Benedetto XV, eletto Papa poche settimane dopo lo scoppio della guerra con l’enciclica Ad beatissimi (1 novembre 1914) pone subito le premesse per ristabilire un clima di fiducia e di più libera iniziativa tra cattolici; e nel gennaio del 1916, con l’istituzione della Giunta centrale per l’Azione cattolica italiana, dà un assetto unitario alle organizzazioni cattoliche che fino a quel momento avevano proceduto in parallelo. La nomina del “murriano” don Mauri ad assistente della prima Giunta diocesana di Azione cattolica riminese può considerarsi indicativa del cambiamento di clima.
Di fronte alla guerra, i cattolici riminesi sono dapprima neutralisti, secondo le indicazioni del papa. Anche «L’Ausa», sotto la direzione di Silvio Celata, succeduto a don Mauri, fa della neutralità la sua linea editoriale. Ma dall’aprile del 1915, con il direttore don Giulio Broccoli cambia rotta e, dopo l’entrata in guerra dell’ Italia, augura “al valoroso esercito… una piena e sollecita vittoria”. Lo stesso don Broccoli parte per il fronte e per un anno il giornale sospende le pubblicazioni.
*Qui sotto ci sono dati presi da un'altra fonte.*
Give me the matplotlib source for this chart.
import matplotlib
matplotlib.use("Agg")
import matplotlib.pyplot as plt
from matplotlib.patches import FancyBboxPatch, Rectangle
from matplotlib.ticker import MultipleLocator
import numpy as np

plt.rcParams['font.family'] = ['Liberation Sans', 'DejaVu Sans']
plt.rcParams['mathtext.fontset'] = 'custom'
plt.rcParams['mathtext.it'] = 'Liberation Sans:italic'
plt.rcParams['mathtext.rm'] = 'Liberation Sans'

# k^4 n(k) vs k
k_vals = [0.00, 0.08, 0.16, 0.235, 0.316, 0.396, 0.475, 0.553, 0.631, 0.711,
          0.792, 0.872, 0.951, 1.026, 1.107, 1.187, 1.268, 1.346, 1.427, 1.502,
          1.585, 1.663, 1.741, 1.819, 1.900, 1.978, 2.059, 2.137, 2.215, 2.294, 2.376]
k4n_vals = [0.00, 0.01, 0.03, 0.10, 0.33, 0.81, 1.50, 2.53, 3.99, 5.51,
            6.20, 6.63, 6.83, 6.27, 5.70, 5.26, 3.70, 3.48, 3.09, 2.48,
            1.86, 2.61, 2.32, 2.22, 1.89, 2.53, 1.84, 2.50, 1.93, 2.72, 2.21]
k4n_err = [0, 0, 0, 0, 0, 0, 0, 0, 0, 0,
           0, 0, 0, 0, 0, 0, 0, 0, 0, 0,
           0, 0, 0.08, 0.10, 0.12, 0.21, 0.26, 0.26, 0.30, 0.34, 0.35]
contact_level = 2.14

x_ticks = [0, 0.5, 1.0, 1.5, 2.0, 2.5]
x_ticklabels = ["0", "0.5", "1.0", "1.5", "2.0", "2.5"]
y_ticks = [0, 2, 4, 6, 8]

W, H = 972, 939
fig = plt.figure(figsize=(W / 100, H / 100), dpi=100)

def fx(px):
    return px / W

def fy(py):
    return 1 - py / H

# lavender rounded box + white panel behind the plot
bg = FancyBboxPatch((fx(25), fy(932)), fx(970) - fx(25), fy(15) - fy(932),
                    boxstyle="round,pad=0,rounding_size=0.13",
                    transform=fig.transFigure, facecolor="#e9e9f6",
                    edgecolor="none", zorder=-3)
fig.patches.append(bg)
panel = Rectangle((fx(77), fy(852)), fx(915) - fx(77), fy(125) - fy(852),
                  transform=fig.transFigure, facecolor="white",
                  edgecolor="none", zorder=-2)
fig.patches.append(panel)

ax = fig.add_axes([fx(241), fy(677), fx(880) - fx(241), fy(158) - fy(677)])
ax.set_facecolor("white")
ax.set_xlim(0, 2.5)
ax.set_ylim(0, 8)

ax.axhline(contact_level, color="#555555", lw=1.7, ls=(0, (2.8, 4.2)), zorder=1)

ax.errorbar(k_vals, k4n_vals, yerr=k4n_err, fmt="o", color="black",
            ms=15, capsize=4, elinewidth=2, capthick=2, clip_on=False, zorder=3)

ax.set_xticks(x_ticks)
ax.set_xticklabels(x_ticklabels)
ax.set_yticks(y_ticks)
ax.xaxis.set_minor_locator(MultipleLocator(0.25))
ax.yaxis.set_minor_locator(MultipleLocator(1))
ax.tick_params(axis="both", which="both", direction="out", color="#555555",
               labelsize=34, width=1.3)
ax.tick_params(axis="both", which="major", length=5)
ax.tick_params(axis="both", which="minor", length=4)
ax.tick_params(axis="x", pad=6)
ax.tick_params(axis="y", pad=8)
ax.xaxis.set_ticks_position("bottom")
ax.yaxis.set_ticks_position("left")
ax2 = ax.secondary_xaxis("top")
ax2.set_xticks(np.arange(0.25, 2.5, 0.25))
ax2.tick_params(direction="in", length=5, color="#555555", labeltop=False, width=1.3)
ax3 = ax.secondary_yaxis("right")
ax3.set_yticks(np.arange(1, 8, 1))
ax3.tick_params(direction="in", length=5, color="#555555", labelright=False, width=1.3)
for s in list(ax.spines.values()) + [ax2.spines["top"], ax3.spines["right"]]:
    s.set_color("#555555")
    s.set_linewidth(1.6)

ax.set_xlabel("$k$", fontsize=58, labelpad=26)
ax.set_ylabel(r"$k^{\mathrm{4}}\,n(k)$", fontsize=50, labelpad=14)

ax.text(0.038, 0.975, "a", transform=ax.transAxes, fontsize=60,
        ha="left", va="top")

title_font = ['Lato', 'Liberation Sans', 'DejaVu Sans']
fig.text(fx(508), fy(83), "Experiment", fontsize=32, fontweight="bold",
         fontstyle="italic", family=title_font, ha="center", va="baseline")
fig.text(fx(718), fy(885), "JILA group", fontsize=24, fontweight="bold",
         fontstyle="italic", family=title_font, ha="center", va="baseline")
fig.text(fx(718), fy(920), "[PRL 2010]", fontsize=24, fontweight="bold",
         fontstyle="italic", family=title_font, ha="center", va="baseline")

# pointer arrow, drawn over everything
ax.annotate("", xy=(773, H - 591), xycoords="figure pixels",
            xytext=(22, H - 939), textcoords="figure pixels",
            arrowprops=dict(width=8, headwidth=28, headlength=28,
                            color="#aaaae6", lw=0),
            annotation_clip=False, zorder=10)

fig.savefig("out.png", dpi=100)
Le riprenderà solamente il 15 settembre 1917 e, dopo Caporetto, lancerà anatemi contro la propaganda disfattista dei “rossi”. La partecipazione dei cattolici alla guerra, infatti, viene sentita come un passaggio decisivo perché essi possano essere considerati cittadini a pieno titolo.
Ormai i tempi della lontananza dei cattolici dalla politica stabilita da Pio IX con il non expedit erano tramontati: già nel 1913, come conseguenza del “patto Gentiloni” i cattolici erano diventati, in qualche misura, protagonisti del confronto politico; alle elezioni del 1916 era entrato a far parte del governo Bonomi Filippo Meda, il primo cattolico con responsabilità ministeriali dopo l’Unità d’Italia; nel gennaio 1916 c’era stata la riorganizzazione dell’Azione cattolica; infine la guerra aveva costretto i cattolici italiani ad assumere posizioni politiche precise…
Mentre a Parigi stava iniziando i suoi lavori la Conferenza della pace che avrebbe dovuto ridisegnare la carta geopolitica dell’Europa e allontanare il pericolo di nuovi conflitti, il 18 gennaio 1919 il celebre appello di Luigi Sturzo, già segretario della Giunta centrale di Azione cattolica si rivolge “a tutti gli uomini liberi e forti, che in questa grave ora sentono alto il dovere di cooperare ai fini supremi della patria, senza pregiudizi né preconcetti… perché uniti insieme propugnino nella loro interezza gli ideali di giustizia e di libertà”; insieme all’appello vengono pubblicate le linee programmatiche del nascente Partito popolare italiano, che intende “raggiungere una graduale trasformazione sociale basata sull’ordine e l’armoni” e, senza rinnegare l’ispirazione cristiana, si dichiara aconfessionale. Il nuovo partito viene considerato dai cattolici impegnati un segno di rottura con gli schemi angusti entro i quali era stata costretta la loro azione sociale e politica e un atto di fiducia verso lo stato democratico, che pure si intendeva rinnovare profondamente. Subito, il 25 gennaio, don Adello Tamburlani dalle pagine de «L’Ausa» esprime l’adesione dei cattolici riminesi all’appello di Sturzo, l’8 marzo 1919 nasce il Partito popolare di Rimini e «L’Ausa» sotto la direzione di don Luigi Del Monte ne diventa l’organo ufficiale.
Alle elezioni politiche del 1919, le prime del dopo guerra, il nuovo partito ottiene a Rimini il 20% dei voti e l’anno successivo, alle elezioni comunali, riesce a far eleggere otto membri nel Consiglio comunale guidato dal socialista Arturo Clari. Di fronte alle difficoltà del momento i popolari scelgono la via di una opposizione qualificata dall’attenzione ai problemi strutturali e alle famiglie impoverite dalla guerra e da una diffusa disoccupazione.